Requirements:
Gather each line of the records where "that" appears.

··· Extracted records ···

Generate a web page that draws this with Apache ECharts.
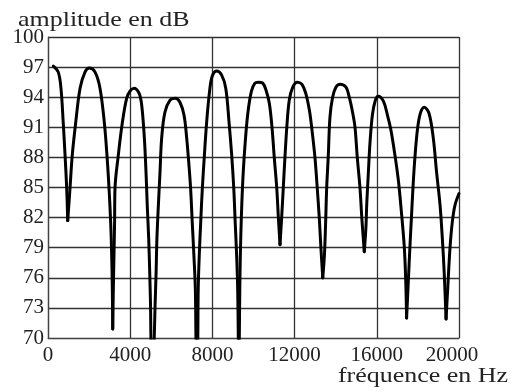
<!DOCTYPE html>
<html>
<head>
<meta charset="utf-8">
<script src="https://cdn.jsdelivr.net/npm/echarts@6/dist/echarts.min.js"></script>
<style>
  html, body { margin: 0; padding: 0; background: #fff; }
  #chart { width: 523px; height: 392px; }
</style>
</head>
<body>
<div id="chart"></div>
<script>
// frequency (Hz) and amplitude (dB)
const freqHz = [
  260, 500, 630, 740, 830, 910, 960, 1070, 1180, 1350, 1560, 1800, 2010,
  2290, 2530, 2740, 2870, 2970, 3050, 3100, 3130, 3150,
  3180, 3210, 3240, 3260, 3420, 3620, 3830, 3990, 4180,
  4430, 4560, 4690, 4770, 4830, 4900, 4950, 4990, 5010, 5090,
  5170, 5210, 5260, 5300, 5370, 5450, 5530, 5690, 5940, 6200,
  6420, 6620, 6750, 6860, 6940, 7020, 7100, 7170, 7200, 7250,
  7290, 7310, 7360, 7430, 7510, 7610, 7720, 7880, 8010, 8210,
  8450, 8650, 8810, 8940, 9040, 9110, 9180, 9230, 9260, 9285,
  9310, 9340, 9380, 9430, 9500, 9600, 9730, 9900, 10070, 10230,
  10450, 10610, 10770, 10900, 11010, 11130, 11210, 11290,
  11370, 11450, 11530, 11620, 11740, 11910, 12130,
  12350, 12540, 12720, 12830, 12990, 13100, 13200, 13280, 13370,
  13450, 13510, 13560, 13640, 13720, 13850, 14010, 14210,
  14500, 14660, 14830, 14940, 15050, 15180, 15270, 15340, 15390,
  15470, 15510, 15590, 15670, 15790, 15930, 16070,
  16320, 16520, 16680, 16870, 17050, 17200, 17330, 17400, 17450,
  17530, 17610, 17700, 17780, 17870, 17980, 18120, 18310,
  18540, 18750, 18910, 19080, 19190, 19280, 19370,
  19450, 19560, 19670, 19800, 20000
];
const amplitudeDb = [
  97.1, 96.5, 94.9, 91.5, 88.2, 84.9, 81.7, 84.9, 88.2, 91.5, 94.9, 96.5, 96.9,
  96.5, 94.9, 91.5, 88.2, 84.9, 81.5, 78.2, 74.9, 70.9,
  74.9, 78.2, 81.5, 84.9, 88.2, 91.5, 93.9, 94.6, 94.9,
  94.4, 93.2, 89.9, 86.5, 83.2, 79.9, 76.5, 73.2, 70.0, 65,
  70.0, 73.2, 76.5, 79.9, 83.2, 86.5, 89.9, 92.5, 93.7, 93.9,
  93.5, 92.2, 89.9, 87.2, 84.9, 81.5, 78.2, 74.9, 70.0, 65,
  70.0, 74.9, 78.2, 81.5, 84.9, 88.2, 91.5, 94.9, 96.2, 96.6,
  96.2, 94.9, 91.5, 88.2, 84.9, 81.5, 78.2, 74.9, 70.0, 65,
  70.0, 76.0, 80.0, 83.3, 86.5, 89.6, 92.5, 94.6, 95.4, 95.5,
  95.4, 94.7, 93.4, 91.0, 88.0, 85.0, 82.0, 79.3,
  82.0, 85.0, 88.0, 91.0, 93.7, 95.0, 95.5,
  95.3, 94.4, 92.7, 91.0, 88.0, 85.0, 82.0, 79.0, 76.0,
  78.2, 81.5, 84.9, 88.2, 92.0, 94.0, 95.0, 95.3,
  95.0, 94.0, 92.4, 91.0, 88.0, 85.0, 82.0, 80.0, 78.6,
  81.0, 83.3, 86.5, 89.5, 92.3, 93.7, 94.1,
  93.6, 92.2, 90.8, 88.4, 85.7, 82.5, 79.3, 76.2, 72.0,
  75.5, 79.0, 82.6, 85.7, 88.4, 90.8, 92.4, 93.0,
  92.4, 89.9, 86.5, 83.2, 79.9, 76.5, 71.9,
  74.9, 78.9, 81.5, 83.2, 84.4
];

const yMin = 70, yMax = 100, yStep = 3;
const xMin = 0, xMax = 20000, xStep = 4000;

// split the curve into lobes at its notches so each lobe can be smoothed
// while the notches stay sharp
const lobes = [];
let cur = [];
freqHz.forEach((f, i) => {
  cur.push([f, amplitudeDb[i]]);
  const prev = amplitudeDb[i - 1], next = amplitudeDb[i + 1];
  if (i > 0 && next !== undefined && amplitudeDb[i] < prev && amplitudeDb[i] < next) {
    lobes.push(cur);
    cur = [[f, amplitudeDb[i]]];
  }
});
lobes.push(cur);

const serif = "Liberation Serif";
const ink = "#222";
const chart = echarts.init(document.getElementById("chart"), null, { renderer: "canvas" });

chart.setOption({
  animation: false,
  backgroundColor: "#fff",
  textStyle: { fontFamily: serif },
  // the source scan is a little stretched sideways, hence scaleX on the names
  graphic: [
    {
      type: "text",
      x: 18,
      y: 20,
      scaleX: 1.18,
      style: { text: "amplitude en dB", font: "22px " + serif, fill: ink, align: "left", verticalAlign: "middle" },
    },
    {
      type: "text",
      x: 508,
      y: 376,
      scaleX: 1.18,
      style: { text: "fréquence en Hz", font: "22px " + serif, fill: ink, align: "right", verticalAlign: "middle" },
    },
  ],
  grid: { left: 48, right: 64, top: 37, bottom: 54 },
  xAxis: {
    type: "value",
    min: xMin,
    max: xMax,
    interval: xStep,
    axisLine: { lineStyle: { color: "#444", width: 1.2 } },
    axisTick: { show: false },
    axisLabel: {
      fontFamily: serif,
      fontSize: 21,
      color: ink,
      margin: 7,
      formatter: (v) => (v === xMax ? "{last|" + v + "}" : String(v)),
      rich: { last: { fontFamily: serif, fontSize: 21, color: ink, padding: [0, 14, 0, 0] } },
    },
    splitLine: { show: true, lineStyle: { color: "#333", width: 1.3 } },
  },
  yAxis: {
    type: "value",
    min: yMin,
    max: yMax,
    interval: yStep,
    axisLine: { show: true, lineStyle: { color: "#444", width: 1.2 } },
    axisTick: { show: false },
    axisLabel: { fontFamily: serif, fontSize: 21, color: ink, margin: 4 },
    splitLine: { show: true, lineStyle: { color: "#333", width: 1.3 } },
  },
  series: lobes.map((pts) => ({
    type: "line",
    data: pts,
    showSymbol: false,
    smooth: 0.35,
    clip: true,
    lineStyle: { color: "#000", width: 3, join: "round", cap: "round" },
  })),
});
</script>
</body>
</html>
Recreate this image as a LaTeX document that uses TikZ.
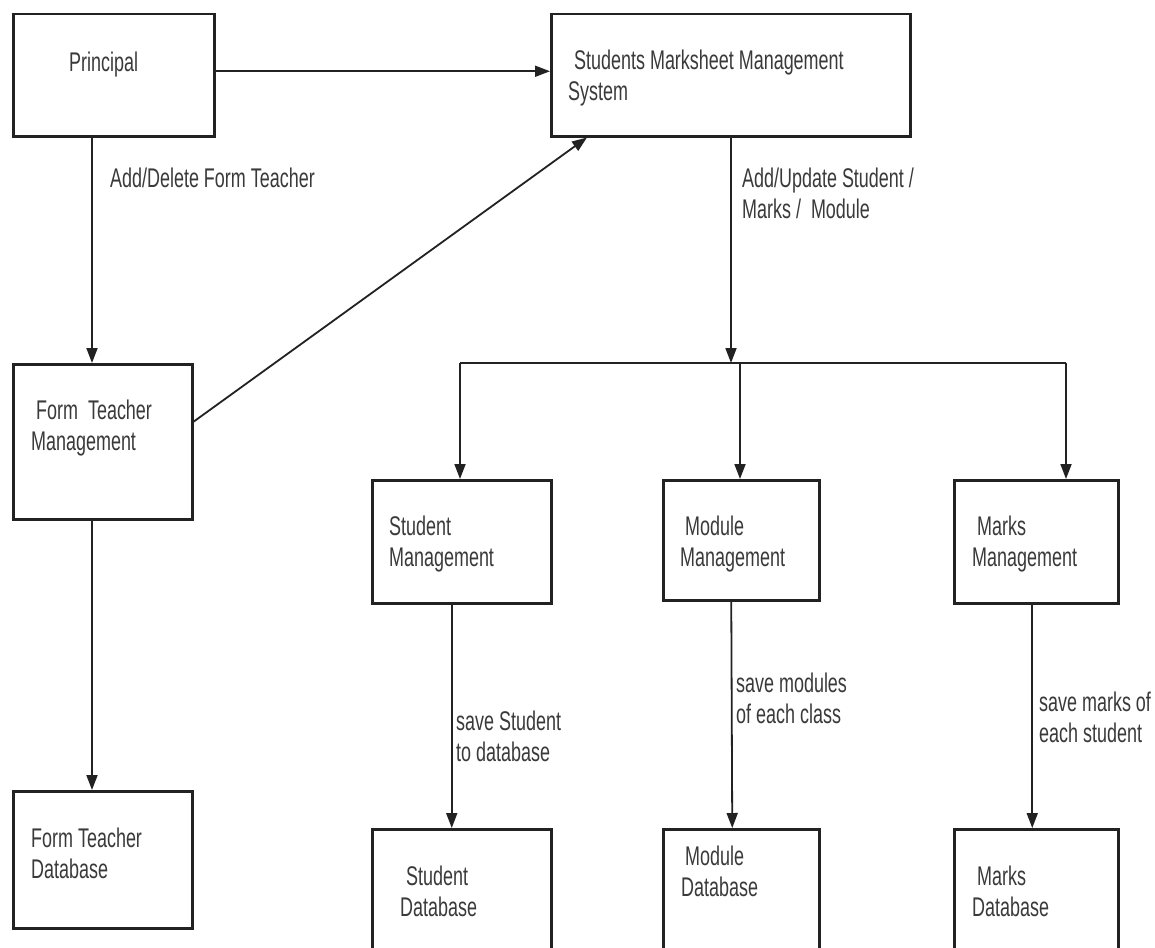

···

Output for this exercise:
Generate a web page that draws this with Apache ECharts.
Recreate this image as a LaTeX document that uses TikZ.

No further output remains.